Supplied records:

Start

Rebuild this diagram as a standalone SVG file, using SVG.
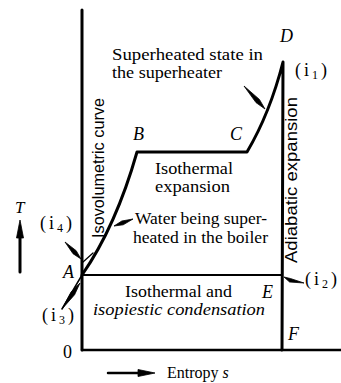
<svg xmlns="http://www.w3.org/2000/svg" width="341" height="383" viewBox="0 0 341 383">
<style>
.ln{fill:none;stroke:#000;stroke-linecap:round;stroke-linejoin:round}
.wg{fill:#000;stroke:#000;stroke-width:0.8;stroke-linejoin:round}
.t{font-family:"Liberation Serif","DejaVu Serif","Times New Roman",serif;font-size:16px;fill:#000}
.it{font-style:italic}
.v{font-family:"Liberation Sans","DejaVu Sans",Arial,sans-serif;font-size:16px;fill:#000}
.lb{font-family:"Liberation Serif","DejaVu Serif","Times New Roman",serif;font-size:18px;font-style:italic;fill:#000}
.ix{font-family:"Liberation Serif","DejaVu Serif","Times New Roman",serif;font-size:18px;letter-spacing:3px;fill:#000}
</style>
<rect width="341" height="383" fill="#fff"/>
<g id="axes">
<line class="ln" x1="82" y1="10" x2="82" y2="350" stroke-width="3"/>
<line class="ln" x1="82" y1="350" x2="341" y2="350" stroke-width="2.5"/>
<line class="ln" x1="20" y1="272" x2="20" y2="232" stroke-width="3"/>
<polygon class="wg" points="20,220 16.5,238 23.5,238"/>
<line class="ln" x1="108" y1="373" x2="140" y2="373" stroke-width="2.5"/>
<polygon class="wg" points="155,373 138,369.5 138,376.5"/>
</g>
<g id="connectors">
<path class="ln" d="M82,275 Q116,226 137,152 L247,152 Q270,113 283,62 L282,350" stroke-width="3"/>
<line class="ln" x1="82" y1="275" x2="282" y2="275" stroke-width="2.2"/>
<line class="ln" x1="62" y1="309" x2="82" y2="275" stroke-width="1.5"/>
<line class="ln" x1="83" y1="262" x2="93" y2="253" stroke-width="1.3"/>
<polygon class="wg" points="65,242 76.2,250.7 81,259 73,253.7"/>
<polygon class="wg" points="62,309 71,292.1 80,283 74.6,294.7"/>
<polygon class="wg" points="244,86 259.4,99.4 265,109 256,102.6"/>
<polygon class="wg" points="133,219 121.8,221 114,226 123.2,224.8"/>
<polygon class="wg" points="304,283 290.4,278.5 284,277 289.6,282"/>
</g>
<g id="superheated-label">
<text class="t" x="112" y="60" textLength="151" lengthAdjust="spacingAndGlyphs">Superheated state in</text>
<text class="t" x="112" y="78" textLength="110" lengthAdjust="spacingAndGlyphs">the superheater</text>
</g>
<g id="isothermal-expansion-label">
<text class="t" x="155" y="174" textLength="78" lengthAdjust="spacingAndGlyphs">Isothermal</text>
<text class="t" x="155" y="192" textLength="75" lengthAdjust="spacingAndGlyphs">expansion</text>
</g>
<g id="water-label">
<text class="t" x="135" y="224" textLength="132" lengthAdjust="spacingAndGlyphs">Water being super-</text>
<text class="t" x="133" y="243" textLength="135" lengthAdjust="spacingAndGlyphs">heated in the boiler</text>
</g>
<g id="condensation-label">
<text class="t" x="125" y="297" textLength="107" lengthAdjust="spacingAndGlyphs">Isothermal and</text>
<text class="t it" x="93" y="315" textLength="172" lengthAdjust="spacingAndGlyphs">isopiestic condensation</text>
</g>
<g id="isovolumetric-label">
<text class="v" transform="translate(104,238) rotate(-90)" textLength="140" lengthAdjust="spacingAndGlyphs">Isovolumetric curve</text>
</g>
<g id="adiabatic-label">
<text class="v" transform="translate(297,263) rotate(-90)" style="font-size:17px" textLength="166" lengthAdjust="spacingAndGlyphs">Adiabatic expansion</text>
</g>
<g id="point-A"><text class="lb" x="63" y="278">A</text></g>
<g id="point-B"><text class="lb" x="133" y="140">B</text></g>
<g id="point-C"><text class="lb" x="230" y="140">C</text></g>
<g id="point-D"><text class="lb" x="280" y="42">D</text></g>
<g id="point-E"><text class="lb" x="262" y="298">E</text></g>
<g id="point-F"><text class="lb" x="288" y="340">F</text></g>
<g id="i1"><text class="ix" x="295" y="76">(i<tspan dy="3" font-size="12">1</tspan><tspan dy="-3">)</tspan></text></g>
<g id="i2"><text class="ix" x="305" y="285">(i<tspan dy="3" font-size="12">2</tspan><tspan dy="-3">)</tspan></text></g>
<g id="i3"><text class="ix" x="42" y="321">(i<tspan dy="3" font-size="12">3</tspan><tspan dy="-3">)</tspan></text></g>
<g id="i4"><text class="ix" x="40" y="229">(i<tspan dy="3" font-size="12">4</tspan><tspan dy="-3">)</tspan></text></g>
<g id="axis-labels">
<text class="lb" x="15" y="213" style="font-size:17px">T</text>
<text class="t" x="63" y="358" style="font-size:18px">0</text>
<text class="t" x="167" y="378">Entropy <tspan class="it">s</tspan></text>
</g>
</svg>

End
Start

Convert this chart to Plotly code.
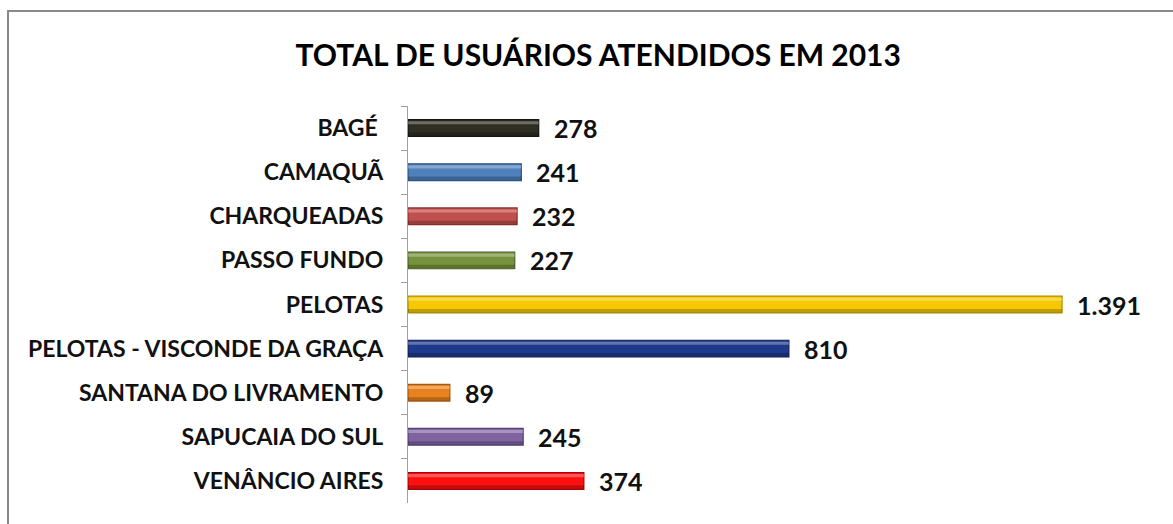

End
Start

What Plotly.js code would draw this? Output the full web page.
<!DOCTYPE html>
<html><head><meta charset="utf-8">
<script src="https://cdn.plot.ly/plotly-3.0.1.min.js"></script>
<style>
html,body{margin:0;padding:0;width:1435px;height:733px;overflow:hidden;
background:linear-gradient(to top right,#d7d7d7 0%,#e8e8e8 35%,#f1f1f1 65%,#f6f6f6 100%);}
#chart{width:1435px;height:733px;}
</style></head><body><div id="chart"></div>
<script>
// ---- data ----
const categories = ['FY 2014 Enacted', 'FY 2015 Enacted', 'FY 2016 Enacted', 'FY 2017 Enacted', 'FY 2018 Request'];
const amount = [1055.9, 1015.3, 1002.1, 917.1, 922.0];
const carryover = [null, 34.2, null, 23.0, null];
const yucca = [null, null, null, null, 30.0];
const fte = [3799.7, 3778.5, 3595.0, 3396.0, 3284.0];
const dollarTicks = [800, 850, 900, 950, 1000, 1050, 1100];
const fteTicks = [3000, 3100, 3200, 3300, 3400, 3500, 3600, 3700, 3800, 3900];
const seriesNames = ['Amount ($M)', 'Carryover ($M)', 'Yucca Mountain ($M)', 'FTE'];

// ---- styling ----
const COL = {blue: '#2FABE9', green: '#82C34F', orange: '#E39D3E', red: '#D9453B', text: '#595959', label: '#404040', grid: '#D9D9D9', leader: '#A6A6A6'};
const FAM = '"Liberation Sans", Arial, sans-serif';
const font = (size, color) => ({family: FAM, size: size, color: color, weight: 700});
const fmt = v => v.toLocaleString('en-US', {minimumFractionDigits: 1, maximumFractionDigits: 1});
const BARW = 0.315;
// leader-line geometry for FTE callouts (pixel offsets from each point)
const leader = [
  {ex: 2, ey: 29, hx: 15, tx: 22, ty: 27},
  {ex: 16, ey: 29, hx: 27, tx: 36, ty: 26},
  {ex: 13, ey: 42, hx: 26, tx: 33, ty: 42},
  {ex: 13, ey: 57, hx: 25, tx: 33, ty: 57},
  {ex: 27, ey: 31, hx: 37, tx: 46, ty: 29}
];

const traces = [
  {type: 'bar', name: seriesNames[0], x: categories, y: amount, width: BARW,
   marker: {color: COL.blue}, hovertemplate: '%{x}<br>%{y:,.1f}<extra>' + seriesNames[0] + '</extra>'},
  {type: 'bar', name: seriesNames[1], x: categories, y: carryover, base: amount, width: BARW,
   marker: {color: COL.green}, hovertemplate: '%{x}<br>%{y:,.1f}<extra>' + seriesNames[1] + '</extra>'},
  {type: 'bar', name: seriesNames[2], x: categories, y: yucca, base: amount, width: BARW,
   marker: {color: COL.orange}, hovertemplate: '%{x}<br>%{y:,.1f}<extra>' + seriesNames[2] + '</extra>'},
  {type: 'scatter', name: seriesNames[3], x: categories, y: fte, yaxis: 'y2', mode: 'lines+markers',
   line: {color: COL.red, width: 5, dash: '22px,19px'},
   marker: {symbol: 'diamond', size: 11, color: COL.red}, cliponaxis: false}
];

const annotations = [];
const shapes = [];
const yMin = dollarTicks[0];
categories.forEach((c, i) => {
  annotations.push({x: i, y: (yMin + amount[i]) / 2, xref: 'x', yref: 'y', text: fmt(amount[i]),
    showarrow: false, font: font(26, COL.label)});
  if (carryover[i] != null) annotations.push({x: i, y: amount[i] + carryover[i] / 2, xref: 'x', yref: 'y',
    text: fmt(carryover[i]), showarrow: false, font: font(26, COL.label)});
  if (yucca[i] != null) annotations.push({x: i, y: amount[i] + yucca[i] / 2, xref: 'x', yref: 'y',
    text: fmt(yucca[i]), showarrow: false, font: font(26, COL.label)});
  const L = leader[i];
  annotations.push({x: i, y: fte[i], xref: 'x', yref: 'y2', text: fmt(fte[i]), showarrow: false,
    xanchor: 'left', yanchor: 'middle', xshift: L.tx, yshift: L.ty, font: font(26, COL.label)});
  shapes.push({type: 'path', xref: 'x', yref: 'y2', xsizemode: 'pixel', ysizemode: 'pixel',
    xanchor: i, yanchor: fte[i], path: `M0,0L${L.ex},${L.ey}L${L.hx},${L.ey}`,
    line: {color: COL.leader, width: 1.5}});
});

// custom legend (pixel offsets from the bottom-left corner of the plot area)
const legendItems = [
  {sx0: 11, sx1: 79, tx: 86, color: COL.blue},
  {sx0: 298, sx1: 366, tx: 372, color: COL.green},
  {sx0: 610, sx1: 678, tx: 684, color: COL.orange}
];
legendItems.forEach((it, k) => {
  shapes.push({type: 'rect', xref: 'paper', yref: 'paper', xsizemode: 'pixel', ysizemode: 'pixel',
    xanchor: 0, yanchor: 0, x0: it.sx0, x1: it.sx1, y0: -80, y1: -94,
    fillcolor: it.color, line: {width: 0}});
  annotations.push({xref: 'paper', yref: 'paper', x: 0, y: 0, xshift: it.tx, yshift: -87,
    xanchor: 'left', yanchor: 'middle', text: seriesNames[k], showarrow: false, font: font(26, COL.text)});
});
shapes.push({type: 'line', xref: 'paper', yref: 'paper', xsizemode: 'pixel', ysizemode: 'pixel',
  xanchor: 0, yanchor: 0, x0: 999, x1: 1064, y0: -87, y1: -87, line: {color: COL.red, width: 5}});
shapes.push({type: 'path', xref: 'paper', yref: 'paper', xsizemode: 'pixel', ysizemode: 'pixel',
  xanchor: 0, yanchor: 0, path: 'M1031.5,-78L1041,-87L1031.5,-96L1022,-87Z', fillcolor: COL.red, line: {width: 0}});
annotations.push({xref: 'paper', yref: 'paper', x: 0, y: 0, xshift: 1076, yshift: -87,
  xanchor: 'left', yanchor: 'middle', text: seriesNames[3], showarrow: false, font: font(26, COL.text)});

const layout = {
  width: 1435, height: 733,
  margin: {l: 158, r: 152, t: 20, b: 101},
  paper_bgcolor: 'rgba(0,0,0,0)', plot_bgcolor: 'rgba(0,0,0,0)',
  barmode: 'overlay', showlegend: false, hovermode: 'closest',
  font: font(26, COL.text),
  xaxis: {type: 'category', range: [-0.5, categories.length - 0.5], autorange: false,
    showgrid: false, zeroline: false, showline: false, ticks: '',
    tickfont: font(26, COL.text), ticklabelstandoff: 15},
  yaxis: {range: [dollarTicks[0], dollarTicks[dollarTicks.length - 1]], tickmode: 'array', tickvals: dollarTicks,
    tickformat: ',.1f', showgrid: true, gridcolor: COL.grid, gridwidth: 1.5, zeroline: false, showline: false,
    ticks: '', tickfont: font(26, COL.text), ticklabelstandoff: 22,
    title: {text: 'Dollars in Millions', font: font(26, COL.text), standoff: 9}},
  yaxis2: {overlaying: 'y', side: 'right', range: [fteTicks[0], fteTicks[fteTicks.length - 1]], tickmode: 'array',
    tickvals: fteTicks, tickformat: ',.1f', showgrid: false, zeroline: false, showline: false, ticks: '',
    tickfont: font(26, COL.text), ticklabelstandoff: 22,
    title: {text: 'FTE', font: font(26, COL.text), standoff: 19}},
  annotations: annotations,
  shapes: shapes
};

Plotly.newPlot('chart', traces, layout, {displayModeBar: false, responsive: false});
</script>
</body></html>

End

Instruction:
Retype precisely, and only, the span of lines that opens at the line containing "What Plotly.js code" and closes at the line containing "const seriesNames = ['Amount", both inclusive.

Full output:
What Plotly.js code would draw this? Output the full web page.
<!DOCTYPE html>
<html><head><meta charset="utf-8">
<script src="https://cdn.plot.ly/plotly-3.0.1.min.js"></script>
<style>
html,body{margin:0;padding:0;width:1435px;height:733px;overflow:hidden;
background:linear-gradient(to top right,#d7d7d7 0%,#e8e8e8 35%,#f1f1f1 65%,#f6f6f6 100%);}
#chart{width:1435px;height:733px;}
</style></head><body><div id="chart"></div>
<script>
// ---- data ----
const categories = ['FY 2014 Enacted', 'FY 2015 Enacted', 'FY 2016 Enacted', 'FY 2017 Enacted', 'FY 2018 Request'];
const amount = [1055.9, 1015.3, 1002.1, 917.1, 922.0];
const carryover = [null, 34.2, null, 23.0, null];
const yucca = [null, null, null, null, 30.0];
const fte = [3799.7, 3778.5, 3595.0, 3396.0, 3284.0];
const dollarTicks = [800, 850, 900, 950, 1000, 1050, 1100];
const fteTicks = [3000, 3100, 3200, 3300, 3400, 3500, 3600, 3700, 3800, 3900];
const seriesNames = ['Amount ($M)', 'Carryover ($M)', 'Yucca Mountain ($M)', 'FTE'];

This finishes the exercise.